Last Updated: July 13, 2009
You may not have a lot in common with Michael Jackson, or so you think. However, in the case of America's most favorite icon, all chaos could follow in the wake of your death if you're not careful about your estate plan.
Consider this: Jackson's mother was named the guardian of his children, but apparently also thought she should be the executor of his estate. And that, said FPA member, Michael Finer, CFP®, of Major League Investments, "creates an interesting dynamic." While it is not unusual for a client to want experienced financial advisers to handle the money and a nurturing family member to raise the children, conflicts can rise out of unfulfilled expectations. In Michael Jackson's case, an additional conflict may arise if the mother of his three children decides she wants custody. Unless clearly unfit, being a mother will normally trump being a grandmother.

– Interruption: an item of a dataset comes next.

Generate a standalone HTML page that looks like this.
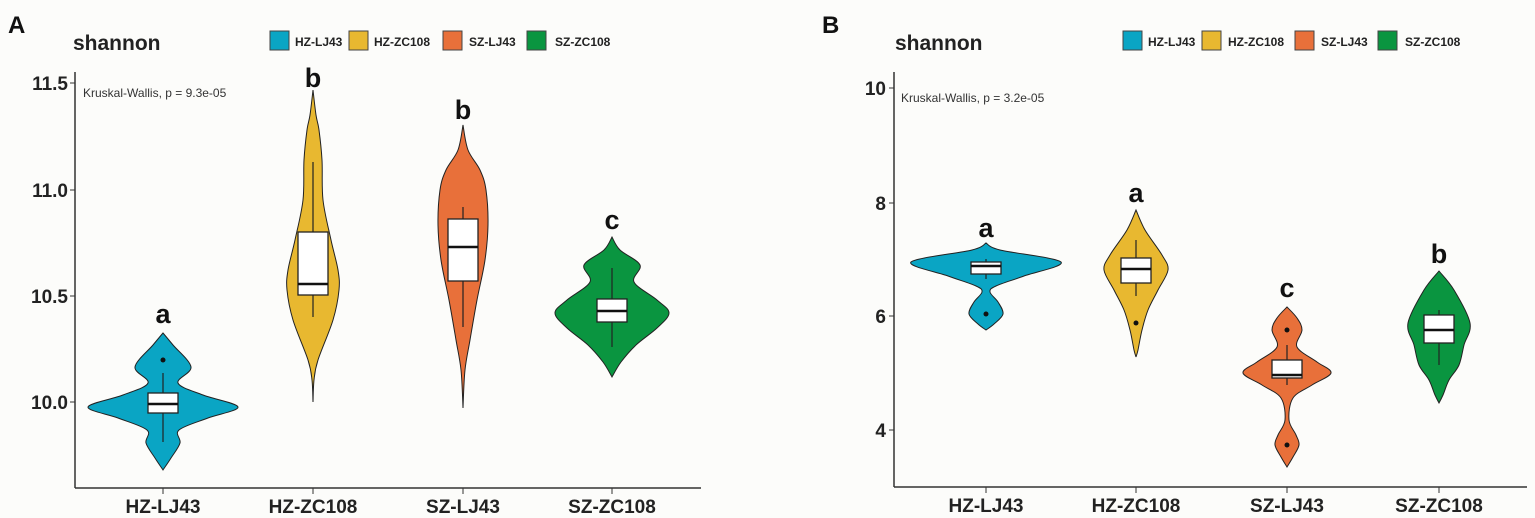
<!DOCTYPE html>
<html><head><meta charset="utf-8"><style>
html,body{margin:0;padding:0;background:#fcfcfa;}
svg{display:block;font-family:"Liberation Sans",Arial,sans-serif;}
.t{font-weight:bold;font-size:19px;fill:#222}
.lg{font-weight:bold;font-size:12px;fill:#222}
.let{font-weight:bold;font-size:27px;fill:#111}
</style></head><body>
<svg id="s" width="1535" height="518" viewBox="0 0 1535 518">
<rect width="1535" height="518" fill="#fcfcfa"/>
<!-- Panel A -->
<text x="8" y="33" font-size="24" font-weight="bold" fill="#111">A</text>
<text x="73" y="50" font-size="21" font-weight="bold" fill="#222">shannon</text>
<rect x="270" y="31" width="19" height="19" fill="#0aa5c4" stroke="#444"/><text class="lg" x="295" y="46">HZ-LJ43</text>
<rect x="349" y="31" width="19" height="19" fill="#e8b830" stroke="#444"/><text class="lg" x="374" y="46">HZ-ZC108</text>
<rect x="443" y="31" width="19" height="19" fill="#e8703a" stroke="#444"/><text class="lg" x="469" y="46">SZ-LJ43</text>
<rect x="527" y="31" width="19" height="19" fill="#0a9540" stroke="#444"/><text class="lg" x="555" y="46">SZ-ZC108</text>
<line x1="75" y1="72" x2="75" y2="488" stroke="#333" stroke-width="1.5"/>
<line x1="75" y1="488" x2="701" y2="488" stroke="#333" stroke-width="1.5"/>
<g stroke="#333"><line x1="70" y1="83" x2="75" y2="83"/><line x1="70" y1="190" x2="75" y2="190"/><line x1="70" y1="296" x2="75" y2="296"/><line x1="70" y1="402" x2="75" y2="402"/>
<line x1="163" y1="488" x2="163" y2="494"/><line x1="313" y1="488" x2="313" y2="494"/><line x1="463" y1="488" x2="463" y2="494"/><line x1="612" y1="488" x2="612" y2="494"/></g>
<g class="t" text-anchor="end"><text x="68" y="90">11.5</text><text x="68" y="197">11.0</text><text x="68" y="303">10.5</text><text x="68" y="409">10.0</text></g>
<g class="t" text-anchor="middle"><text x="163" y="513">HZ-LJ43</text><text x="313" y="513">HZ-ZC108</text><text x="463" y="513">SZ-LJ43</text><text x="612" y="513">SZ-ZC108</text></g>
<text x="83" y="97" font-size="12" fill="#333">Kruskal-Wallis, p = 9.3e-05</text>
<g class="let" text-anchor="middle"><text x="163" y="323">a</text><text x="313" y="87">b</text><text x="463" y="119">b</text><text x="612" y="229">c</text></g>
<!-- Panel B -->
<text x="822" y="33" font-size="24" font-weight="bold" fill="#111">B</text>
<text x="895" y="50" font-size="21" font-weight="bold" fill="#222">shannon</text>
<rect x="1123" y="31" width="19" height="19" fill="#0aa5c4" stroke="#444"/><text class="lg" x="1148" y="46">HZ-LJ43</text>
<rect x="1202" y="31" width="19" height="19" fill="#e8b830" stroke="#444"/><text class="lg" x="1228" y="46">HZ-ZC108</text>
<rect x="1295" y="31" width="19" height="19" fill="#e8703a" stroke="#444"/><text class="lg" x="1321" y="46">SZ-LJ43</text>
<rect x="1378" y="31" width="19" height="19" fill="#0a9540" stroke="#444"/><text class="lg" x="1405" y="46">SZ-ZC108</text>
<line x1="894" y1="72" x2="894" y2="487" stroke="#333" stroke-width="1.5"/>
<line x1="894" y1="487" x2="1527" y2="487" stroke="#333" stroke-width="1.5"/>
<g stroke="#333"><line x1="889" y1="88" x2="894" y2="88"/><line x1="889" y1="203" x2="894" y2="203"/><line x1="889" y1="316" x2="894" y2="316"/><line x1="889" y1="430" x2="894" y2="430"/>
<line x1="986" y1="487" x2="986" y2="493"/><line x1="1136" y1="487" x2="1136" y2="493"/><line x1="1287" y1="487" x2="1287" y2="493"/><line x1="1439" y1="487" x2="1439" y2="493"/></g>
<g class="t" text-anchor="end"><text x="886" y="95">10</text><text x="886" y="210">8</text><text x="886" y="323">6</text><text x="886" y="437">4</text></g>
<g class="t" text-anchor="middle"><text x="986" y="512">HZ-LJ43</text><text x="1136" y="512">HZ-ZC108</text><text x="1287" y="512">SZ-LJ43</text><text x="1439" y="512">SZ-ZC108</text></g>
<text x="901" y="102" font-size="12" fill="#333">Kruskal-Wallis, p = 3.2e-05</text>
<g class="let" text-anchor="middle"><text x="986" y="237">a</text><text x="1136" y="202">a</text><text x="1287" y="297">c</text><text x="1439" y="263">b</text></g>
<g id="v"></g>
</svg>
<script>
var V=[
 {c:163,col:"#0aa5c4",p:[[333,0],[345,10],[367,28],[383,15],[395,40],[407,75],[418,45],[430,16],[443,17],[458,8],[470,0]],b:[393,413,404,373,442],d:[360]},
 {c:313,col:"#e8b830",p:[[90,0],[115,3],[130,6],[160,9],[200,10],[240,18],[270,25],[290,26],[320,20],[360,5],[380,1],[402,0]],b:[232,295,284,162,317],d:[]},
 {c:463,col:"#e8703a",p:[[125,0],[150,5],[170,17],[190,23],[225,25],[260,22],[300,14],[340,7],[370,2],[408,0]],b:[219,281,247,207,327],d:[]},
 {c:612,col:"#0a9540",p:[[237,0],[250,8],[265,28],[282,22],[300,45],[313,57],[328,45],[345,24],[362,9],[377,0]],b:[299,322,311,268,347],d:[]},
 {c:986,col:"#0aa5c4",p:[[243,0],[250,14],[262,75],[276,38],[286,10],[292,4],[302,12],[314,17],[324,8],[330,0]],b:[262,274,266,259,279],d:[314]},
 {c:1136,col:"#e8b830",p:[[210,0],[230,9],[255,26],[270,32],[290,22],[310,12],[330,6],[350,2],[357,0]],b:[258,283,269,240,296],d:[323]},
 {c:1287,col:"#e8703a",p:[[307,0],[318,10],[330,15],[347,10],[362,30],[373,44],[385,25],[398,6],[420,2],[435,9],[445,12],[457,6],[467,0]],b:[360,378,375,345,385],d:[330,445]},
 {c:1439,col:"#0a9540",p:[[271,0],[290,15],[323,31],[345,25],[365,20],[380,10],[395,4],[403,0]],b:[315,343,330,310,365],d:[]}
];
function cr(pts){var s="";for(var i=0;i<pts.length-1;i++){var p0=pts[Math.max(i-1,0)],p1=pts[i],p2=pts[i+1],p3=pts[Math.min(i+2,pts.length-1)];
var c1=[p1[0]+(p2[0]-p0[0])/6,p1[1]+(p2[1]-p0[1])/6],c2=[p2[0]-(p3[0]-p1[0])/6,p2[1]-(p3[1]-p1[1])/6];
s+=" C"+c1[0].toFixed(1)+","+c1[1].toFixed(1)+" "+c2[0].toFixed(1)+","+c2[1].toFixed(1)+" "+p2[0].toFixed(1)+","+p2[1].toFixed(1);}return s;}
var g=document.getElementById("v"),h="";
V.forEach(function(v){
 var r=v.p.map(function(q){return [v.c+q[1],q[0]];});
 var l=v.p.slice().reverse().map(function(q){return [v.c-q[1],q[0]];});
 var d="M"+r[0][0]+","+r[0][1]+cr(r)+cr(l)+"Z";
 h+='<path d="'+d+'" fill="'+v.col+'" stroke="#222" stroke-width="1"/>';
 var b=v.b;
 h+='<line x1="'+v.c+'" y1="'+b[3]+'" x2="'+v.c+'" y2="'+b[4]+'" stroke="#222" stroke-width="1.2"/>';
 h+='<rect x="'+(v.c-15)+'" y="'+b[0]+'" width="30" height="'+(b[1]-b[0])+'" fill="#fff" stroke="#222" stroke-width="1.3"/>';
 h+='<line x1="'+(v.c-15)+'" y1="'+b[2]+'" x2="'+(v.c+15)+'" y2="'+b[2]+'" stroke="#111" stroke-width="2.5"/>';
 v.d.forEach(function(y){h+='<circle cx="'+v.c+'" cy="'+y+'" r="2.5" fill="#111"/>';});
});
g.innerHTML=h;
</script>
</body></html>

Although most people don't have estates the size of Jackson's, nor the complications that come with it, there are universal lessons to be learned. They apply to small and large estates and everything in between. So what are some of these lessons?
Review Your Estate Plan Annually
For starters, financial planners suggest establishing a comprehensive estate plan and reviewing it as least once per year as a part of your annual planning. You might have a will in place, but when was it last updated? In Jackson's case, his last will and testament was reportedly signed in 2002. And, given the size and complexity of his estate, his family situation and changes in tax law, he probably should have updated it more often.
Reviewing your will once per year gives you the chance to reexamine your desires — your bequests, the guardians of your children and the executor or executors of your estate — as things change in your life. In Jackson's case, in 2002 he named his mother as the temporary guardian of his children and Diana Ross as an alternate guardian in the event that Jackson's mother cannot or will not serve. But it's quite possible that his wishes may have changed in the ensuing years. Unfortunately, what he might have done has no legal relevance.
Guardianship of the Minors
"Choosing a guardian for minor children can be a difficult," according to FPA member, Denise Wilcox, CFP®, with Financial Solutions, Inc. That's why it's important that you consult with financial professionals and other advisers who can help you evaluate your choices and select the guardian that's right for you, your minor children, and the guardian you select. In Jackson's case, Wilcox questioned how his children will fare with his mother and his father. "Will Mr. and Mrs. Jackson's lifestyle be suitable for the children?" she asked. "Do they have the energy and patience needed? What experience has Ms. Ross had with children? Are either of the guardians willing to make changes in their current lifestyle to devote their time and strength to the children?"
Wilcox states, "choosing a guardian should be the result of careful consideration and should always be driven by how to give the children the greatest possibility for a healthy, happy and productive life." Besides naming a guardian of your minors, you'll also need to name a guardian of the estate, someone who will have the responsibility to invest your children's money until the children reach, typically, the age of majority.
Decision Makers for Incapacity
As important as it is to name the decision makers in the will, it is equally as important to name those responsible for making medical and property decisions if you are incapacitated. Can you imagine the conflicts that would have occurred if Michael Jackson had become incapacitated without naming someone to hold his Power of Attorney? FPA member, John J. Scroggin, J.D., LL.M., AEP notes, "It is amazing how many people fail to contemplate their incapacity and as a consequence create tremendous heartache, costs and conflicts for their families. Having Medical Directives and Durable Powers of Attorney are as important as having documents for the disposition of your assets when you pass."
The Need for Privacy
Having a will typically means probate. That's the process where your estate, or at least the parts don't get transferred by contract such as life insurance, death benefits and retirement accounts, will be administered and processed through the legal system after you die. There are advantages with the probate process. However, there are also disadvantages including:
- For the average estate, probate can be a complicated and a lengthy process.
- Costs can be onerous, and — as has happened in Jackson's case — there's a lack of privacy.
For those who do not want their estate to become a public matter, FPA member, Randy Gardner, JD, LLM, MBA, CPA, CFP®, a professor of tax and financial planning and director of the Certificate in Financial Planning Program at the University of Missouri, Kansas City suggests the use of a revocable trust rather than a will as a key testamentary instrument so you do not end up with the publicity.
According to Scroggin, "a revocable trust is any trust in which the grantor (i.e., creator of the trust) retains the right to amend, modify or revoke the trust at any time until his or her death or incapacity. Such trusts generally have no income tax or estate tax advantages."
"There are many different types of revocable trusts," according to Scroggin. If you need help trying to determine trusts that fit within your estate plan, consider contacting a financial planner. Financial planners typically work with estate planning attorneys who can help you establish an estate plan.